Gosto de imaginar que ilhas significam-se ― fazem-se dizer por signos ― mediante barcos que se aventuram nas águas que as separam, mas também as unem: as águas podem ser oceânicas ou simples veredas, salgadas ou doces, profundas, turbulentas e mais difíceis de navegar, ou arroios cristalinos que escorrem transparentes entre pedras e vegetação de grande frescor. Os barcos, as palavras. E tudo o mais que diz respeito à palavra afeto, no sentido de afetar, atravessar. Escrever e ler são pontas de ilhas que se fazem significar ― os trajetos dependem dos barcos, das ilhas, das águas que as separam. Este blog não pretende nada, exceto lançar barcos que eventualmente alcancem outras ilhas. Barquinhos de papel.


quinta-feira, 23 de junho de 2011

memória de algumas lutas

Tenho vivido coisas difíceis, angústias na largueza que a palavra angústia comporta ando angustiada demais,  meu amigo , diz a personagem feminina do conto "Os sobreviventes" palavrinha antiga essa, a velha angst. Tudo que cabe nesta palavra, que torna o caminhar mais difícil. Não sei em que crônica de Clarice ela falava que corria riscos, como todo mundo. Não, era correr perigo, numa formulação lapidar: “Corro perigo como toda pessoa que vive.” A adjetiva restritiva que vive não deixa dúvida quanto ao estreitíssimo vínculo entre a vida e o perigo. Se for assim, nunca vivi tanto. E por essa intensidade a palavra perigo se converte em risco. Custou muito chegar até aqui. Num dos trechos do percurso, um professor falou-nos sobre o conto “Os sobreviventes”, e jogou luz sobre o mofo.

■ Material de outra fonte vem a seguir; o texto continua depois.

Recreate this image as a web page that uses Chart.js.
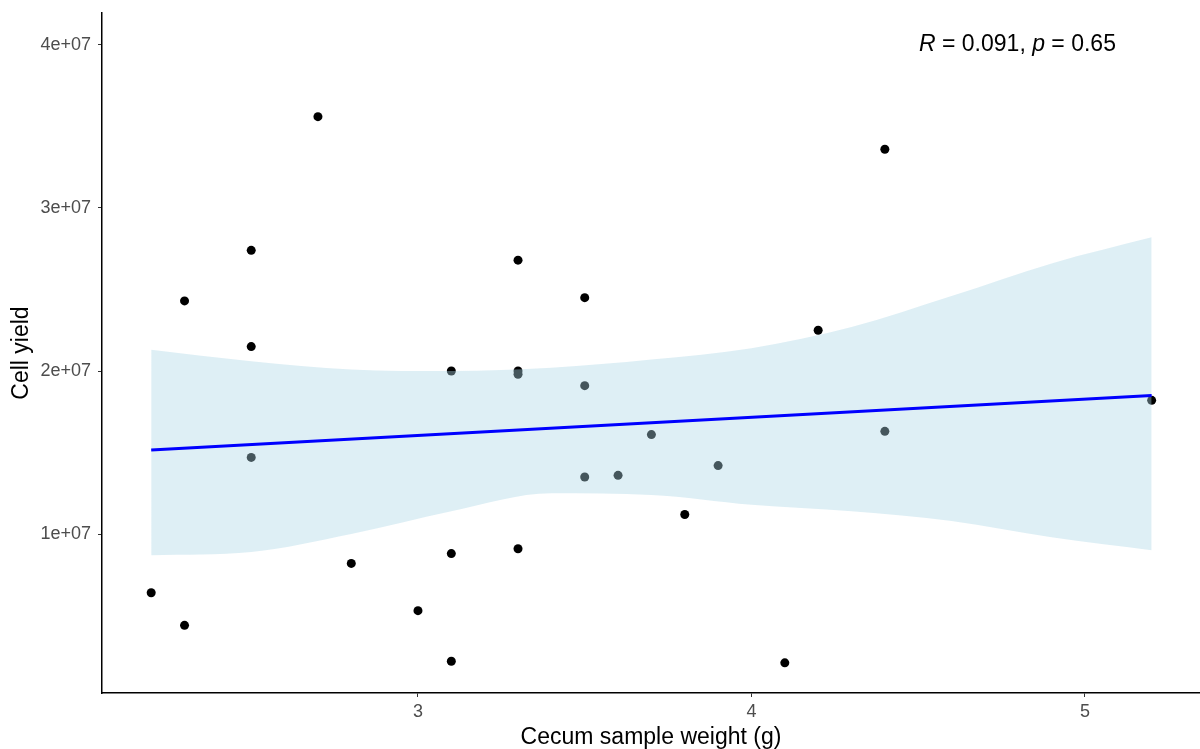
<!DOCTYPE html>
<html>
<head>
<meta charset="utf-8">
<script src="https://cdn.jsdelivr.net/npm/chart.js@4"></script>
<style>
  body { margin: 0; background: #fff; }
  #wrap { width: 1200px; height: 749px; }
</style>
</head>
<body>
<div id="wrap"><canvas id="chart" width="1200" height="749"></canvas></div>
<script>
// ----------------- Data -----------------
const weight = [2.2, 2.3, 2.3, 2.5, 2.5, 2.5, 2.7, 2.8, 3.0, 3.1, 3.1, 3.1, 3.3, 3.3,
                3.3, 3.3, 3.5, 3.5, 3.5, 3.6, 3.7, 3.8, 3.9, 4.1, 4.2, 4.4, 4.4, 5.2];
const cellYield = [6.4e6, 2.43e7, 4.4e6, 2.74e7, 2.15e7, 1.47e7, 3.56e7, 8.2e6, 5.3e6, 2.0e7,
                   8.8e6, 2.2e6, 2.68e7, 2.0e7, 1.98e7, 9.1e6, 2.45e7, 1.91e7, 1.35e7, 1.36e7,
                   1.61e7, 1.12e7, 1.42e7, 2.1e6, 2.25e7, 3.36e7, 1.63e7, 1.82e7];

// fitted line
const fitX = [2.2, 5.2];
const fitY = [1.515e7, 1.85e7];

// confidence band
const bandX = [2.2, 2.5, 2.8, 3.1, 3.4, 3.7, 4.0, 4.3, 4.6, 4.9, 5.2];
const bandUpper = [2.13e7, 2.06e7, 2.01e7, 2.0e7, 2.02e7, 2.07e7, 2.14e7, 2.27e7, 2.46e7, 2.66e7, 2.82e7];
const bandLower = [0.87e7, 0.89e7, 1.0e7, 1.14e7, 1.25e7, 1.24e7, 1.18e7, 1.14e7, 1.08e7, 0.98e7, 0.90e7];

const xTicks = [3, 4, 5];
const yTicks = [1e7, 2e7, 3e7, 4e7];

const statLabel = [
  { text: 'R', italic: true },
  { text: ' = 0.091, ', italic: false },
  { text: 'p', italic: true },
  { text: ' = 0.65', italic: false }
];

// ----------------- Helpers -----------------
const FONT = "'Liberation Sans', Arial, sans-serif";
const pts = (xs, ys) => xs.map((x, i) => ({ x, y: ys[i] }));

function sciLabel(v) {
  const [m, e] = v.toExponential().split('e');
  const sign = e[0];
  const digits = e.slice(1).padStart(2, '0');
  return `${m}e${sign}${digits}`;
}

// annotation text with italic R and p
const statPlugin = {
  id: 'statText',
  afterDraw(chart) {
    const ctx = chart.ctx;
    ctx.save();
    ctx.fillStyle = '#000';
    ctx.textBaseline = 'middle';
    let x = 919;
    const y = 45;
    statLabel.forEach(seg => {
      ctx.font = `${seg.italic ? 'italic ' : ''}23px ${FONT}`;
      ctx.fillText(seg.text, x, y);
      x += ctx.measureText(seg.text).width;
    });
    ctx.restore();
  }
};

// ----------------- Chart -----------------
new Chart(document.getElementById('chart').getContext('2d'), {
  type: 'scatter',
  data: {
    datasets: [
      {
        label: 'fit',
        data: pts(fitX, fitY),
        showLine: true,
        borderColor: '#0000ff',
        borderWidth: 3,
        pointRadius: 0,
        order: 0
      },
      {
        label: 'lower',
        data: pts(bandX, bandLower),
        showLine: true,
        borderWidth: 0,
        borderColor: 'rgba(0,0,0,0)',
        pointRadius: 0,
        cubicInterpolationMode: 'monotone',
        fill: false,
        order: 1
      },
      {
        label: 'upper',
        data: pts(bandX, bandUpper),
        showLine: true,
        borderWidth: 0,
        borderColor: 'rgba(0,0,0,0)',
        pointRadius: 0,
        cubicInterpolationMode: 'monotone',
        fill: '-1',
        backgroundColor: 'rgba(173,216,230,0.4)',
        order: 1
      },
      {
        label: 'samples',
        data: pts(weight, cellYield),
        backgroundColor: '#000',
        borderWidth: 0,
        pointRadius: 4.5,
        order: 2
      }
    ]
  },
  options: {
    responsive: false,
    animation: false,
    layout: { padding: { top: 13, right: 0, left: 0, bottom: 0 }, autoPadding: false },
    plugins: {
      legend: { display: false },
      tooltip: { enabled: false }
    },
    scales: {
      x: {
        type: 'linear',
        min: 2.0525,
        max: 5.345,
        afterBuildTicks: s => { s.ticks = xTicks.map(v => ({ value: v })); },
        afterFit: s => { s.height = 56; },
        grid: { drawOnChartArea: false, drawTicks: true, tickLength: 4, color: '#333', lineWidth: 1 },
        border: { display: true, color: '#000', width: 1.5 },
        ticks: { color: '#4d4d4d', font: { family: FONT, size: 18 }, padding: 4 },
        title: { display: true, text: 'Cecum sample weight (g)', color: '#000', font: { family: FONT, size: 23, lineHeight: 1 }, padding: 0 }
      },
      y: {
        type: 'linear',
        min: 2.5e5,
        max: 4.196e7,
        afterBuildTicks: s => { s.ticks = yTicks.map(v => ({ value: v })); },
        afterFit: s => { s.width = 102; s.paddingTop = 0; s.paddingBottom = 0; },
        grid: { drawOnChartArea: false, drawTicks: true, tickLength: 4, color: '#333', lineWidth: 1 },
        border: { display: true, color: '#000', width: 1.5 },
        ticks: { color: '#4d4d4d', font: { family: FONT, size: 18 }, padding: 7, callback: v => sciLabel(v) },
        title: { display: true, text: 'Cell yield', color: '#000', font: { family: FONT, size: 23, lineHeight: 1 }, padding: { top: 10, bottom: 0 } }
      }
    }
  },
  plugins: [statPlugin]
});
</script>
</body>
</html>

A hora da estrela termina enigmaticamente: “Não esquecer que por enquanto é tempo de morangos. Sim.” Os morangos estão mofados.

Caio Fernando Abreu. Morangos mofados. 9.ed. São Paulo: Companhia das Letras, 1995, p.19.
Clarice Lispector. Água viva. Rio de Janeiro: Rocco, 1998, p.56.
Clarice Lispector. A hora da estrela. Rio de Janeiro: Rocco, 1998, p.87.